We also talk about how Ramit’s interactions with people on his platform and on his social media channels has led him to increasingly focus not just on personal finance but how psychology plays a major role in the way people prioritize their finances and sometimes create unrealistic or unhealthy relationships with their money, why Ramit supports the use of financial advisors but is critical about the traditional AUM model many financial advisors implement and feels that advisors (and their clients) would benefit more from a model that is based on charging for behavioral management because, like hiring a personal trainer, clients are seeking more ways to be held accountable, and how the tough decision to let go of some of his trusted team due to a retrenchment in his business in 2016, forced Ramit to reevaluate his company’s internal processes, which, unexpectedly reinvigorated him and the team as they realized they needed to concentrate on the ways they can innovate and propel the company forward.
And be certain to listen to the end, where Ramit shares how, going through his own personal dilemma of talking to his fiancé about a pre-nup and experiencing firsthand how finances take shape in a marriage inspired Ramit to create a podcast that focused on couples and their money struggles so that he could bring to light the real conversations people, and especially couples, have when it comes to money and the alignment of values, why Ramit feels it is important for younger advisors to find what makes them unique early on and how they can market that uniqueness as a valuable differentiator when trying to find clients and build a successful practice, and why, after experiencing it himself, Ramit understands that entrepreneurs put undue pressure on themselves to be the core competency of their business, and how over time he has learned to delegate responsibilities to a great team of people so that his time can be better spent on the value he as the founder brings to the company and its ability to keep growing into the future.
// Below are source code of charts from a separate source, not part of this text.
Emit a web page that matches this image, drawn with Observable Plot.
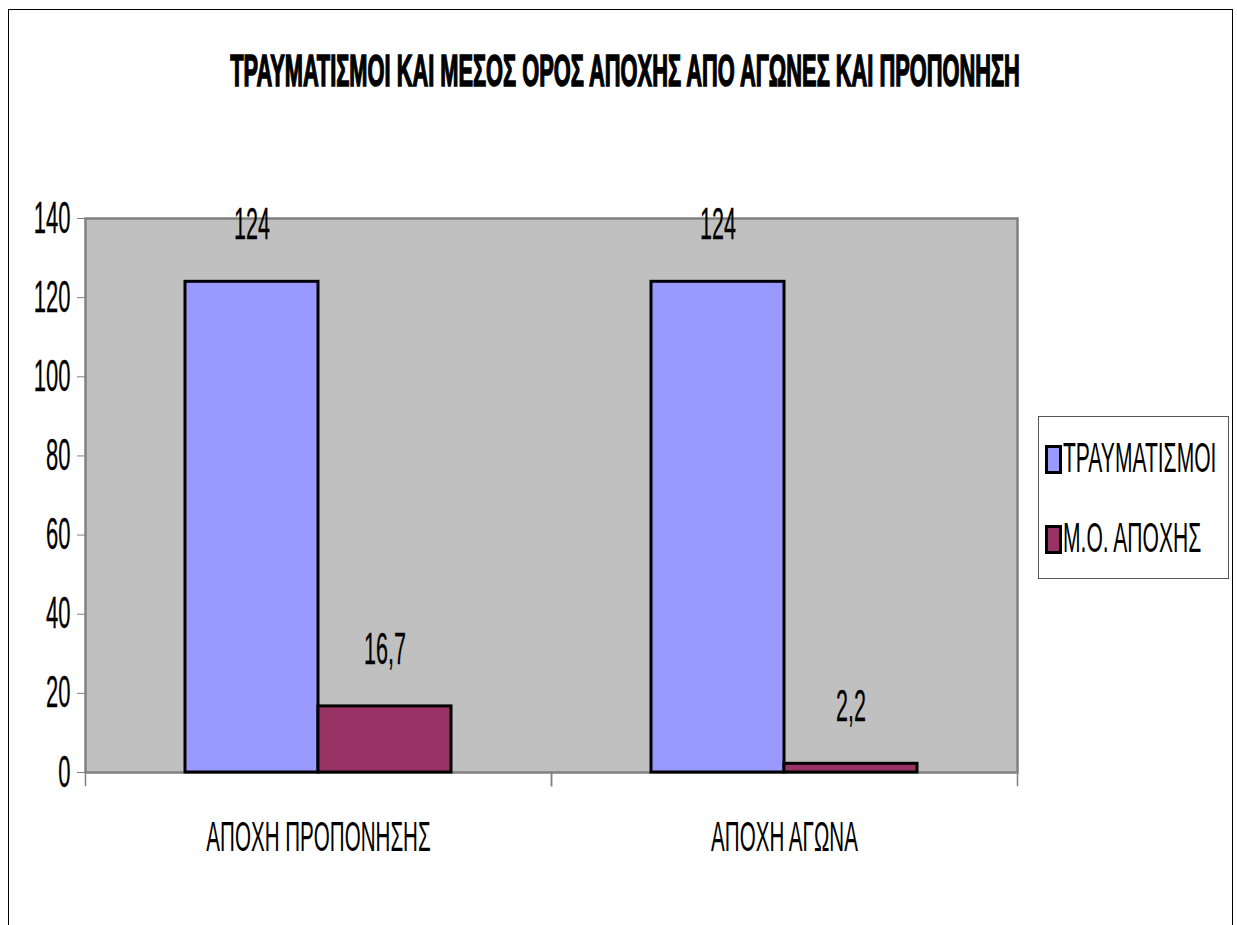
<!DOCTYPE html>
<html>
<head>
<meta charset="utf-8">
<script src="https://cdn.jsdelivr.net/npm/d3@7"></script>
<script src="https://cdn.jsdelivr.net/npm/@observablehq/plot@0.6"></script>
<style>
  html, body { margin: 0; padding: 0; background: #fff; width: 1237px; height: 925px; overflow: hidden; }
  #wrap { position: relative; width: 1237px; height: 925px; font-family: "Liberation Sans", Arial, sans-serif; }
  #border { position: absolute; left: 8px; top: 9px; width: 1225px; height: 960px; border: 1px solid #000; box-sizing: border-box; }
  #title { position: absolute; left: 0; top: 0; }
  #chart { position: absolute; left: 0; top: 120px; }
  #legend { position: absolute; left: 1038px; top: 416px; }
</style>
</head>
<body>
<div id="wrap">
  <div id="border"></div>
  <div id="title"></div>
  <div id="chart"></div>
  <div id="legend"></div>
</div>
<script>
// ---- data ----
const titleText = "ΤΡΑΥΜΑΤΙΣΜΟΙ ΚΑΙ ΜΕΣΟΣ ΟΡΟΣ ΑΠΟΧΗΣ ΑΠΟ ΑΓΩΝΕΣ ΚΑΙ ΠΡΟΠΟΝΗΣΗ";
const categories = ["ΑΠΟΧΗ ΠΡΟΠΟΝΗΣΗΣ", "ΑΠΟΧΗ ΑΓΩΝΑ"];
const series = ["ΤΡΑΥΜΑΤΙΣΜΟΙ", "Μ.Ο. ΑΠΟΧΗΣ"];
const injuries = [124, 124];
const meanAbsence = [16.7, 2.2];
const yTicks = [0, 20, 40, 60, 80, 100, 120, 140];
const colors = ["#9999FF", "#993366"];

const rows = categories.flatMap((c, i) => [
  {category: c, series: series[0], value: injuries[i]},
  {category: c, series: series[1], value: meanAbsence[i]}
]);
const fmt = v => String(v).replace(".", ",");
const FONT = "'Liberation Sans', Arial, sans-serif";

// ---- title ----
const tsvg = d3.select("#title").append("svg").attr("width", 1237).attr("height", 120);
const tText = tsvg.append("text")
  .attr("text-anchor", "middle")
  .attr("font-family", FONT).attr("font-weight", "bold").attr("font-size", 44)
  .attr("stroke", "#000").attr("stroke-width", 1.6).attr("fill", "#000")
  .text(titleText);
const tLen = tText.node().getComputedTextLength() || 1500;
tText.attr("transform", `translate(625, 86) scale(${790 / tLen}, 1)`);

// ---- chart ----
const chart = Plot.plot({
  width: 1237,
  height: 805,
  marginTop: 98,
  marginBottom: 153,
  marginLeft: 85,
  marginRight: 220,
  style: {fontFamily: FONT, background: "transparent", overflow: "visible"},
  fx: {domain: categories, padding: 0, label: null},
  x: {domain: series, paddingInner: 0, paddingOuter: 0.739, axis: null},
  y: {domain: [0, 140], label: null},
  color: {domain: series, range: colors},
  marks: [
    Plot.frame({facet: "super", fill: "#C0C0C0"}),
    Plot.frame({anchor: "left", stroke: "#808080", strokeWidth: 1.5, insetTop: 554, insetBottom: -13}),
    Plot.frame({anchor: "right", stroke: "#808080", strokeWidth: 1.5, insetTop: 554, insetBottom: -13}),
    Plot.frame({facet: "super", stroke: "#808080", strokeWidth: 2.5}),
    Plot.barY(rows, {fx: "category", x: "series", y: "value", fill: "series", stroke: "#000", strokeWidth: 3}),
    Plot.text(rows, {fx: "category", x: "series", y: "value", text: d => fmt(d.value), dy: -57, fontSize: 44, fill: "#000"}),
    Plot.axisY({ticks: yTicks, tickSize: 8, tickPadding: 7, fontSize: 44, stroke: "#808080", fill: "#000", label: null}),
    Plot.axisFx({anchor: "bottom", tickSize: 0, tickPadding: 49, fontSize: 42, fill: "#000", label: null})
  ]
});
document.getElementById("chart").appendChild(chart);

// horizontally condense text (narrow font look)
function squeeze(root, selector, k, thicken) {
  root.querySelectorAll(selector).forEach(t => {
    const tr = t.getAttribute("transform") || "";
    const x = +(t.getAttribute("x") || 0);
    t.setAttribute("transform", `${tr} translate(${x},0) scale(${k},1) translate(${-x},0)`);
    if (thicken) { t.setAttribute("stroke", "#000"); t.setAttribute("stroke-width", thicken); }
  });
}
squeeze(chart, 'g[aria-label="y-axis tick label"] text', 0.5, 0.3);
squeeze(chart, 'g[aria-label="fx-axis tick label"] text', 0.49, 0);
squeeze(chart, 'g[aria-label="text"] text', 0.49, 0.3);

// ---- legend ----
const lsvg = d3.select("#legend").append("svg").attr("width", 192).attr("height", 164);
lsvg.append("rect").attr("x", 0.5).attr("y", 0.5).attr("width", 190).attr("height", 162)
  .attr("fill", "#fff").attr("stroke", "#555").attr("stroke-width", 1);
const items = lsvg.selectAll("g.item").data(series).join("g")
  .attr("class", "item")
  .attr("transform", (d, i) => `translate(0, ${i * 80})`);
items.append("rect")
  .attr("x", 8.5).attr("y", 30.5).attr("width", 14).attr("height", 26)
  .attr("fill", (d, i) => colors[i]).attr("stroke", "#000").attr("stroke-width", 3);
items.append("text")
  .attr("transform", "translate(25, 56) scale(0.49,1)")
  .attr("font-family", FONT).attr("font-size", 43).attr("fill", "#000")
  .text(d => d);
</script>
</body>
</html>
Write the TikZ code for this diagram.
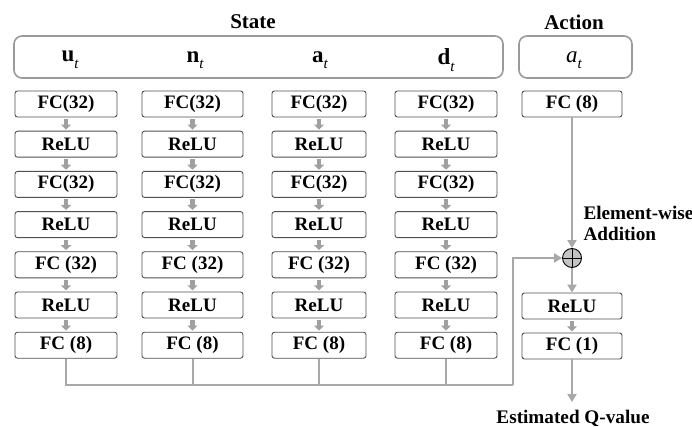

So, whether you’re interested in learning about how Ramit helps people shape their “rich life” and focus on spending money on the things they love, why Ramit thinks financial psychology is huge contributing factor in how we develop relationships with money, or why, despite writing a book and offering educational programs, Ramit gives most of his material away for free, then we hope you enjoy this episode of the Financial Advisor Success podcast, with Ramit Sethi.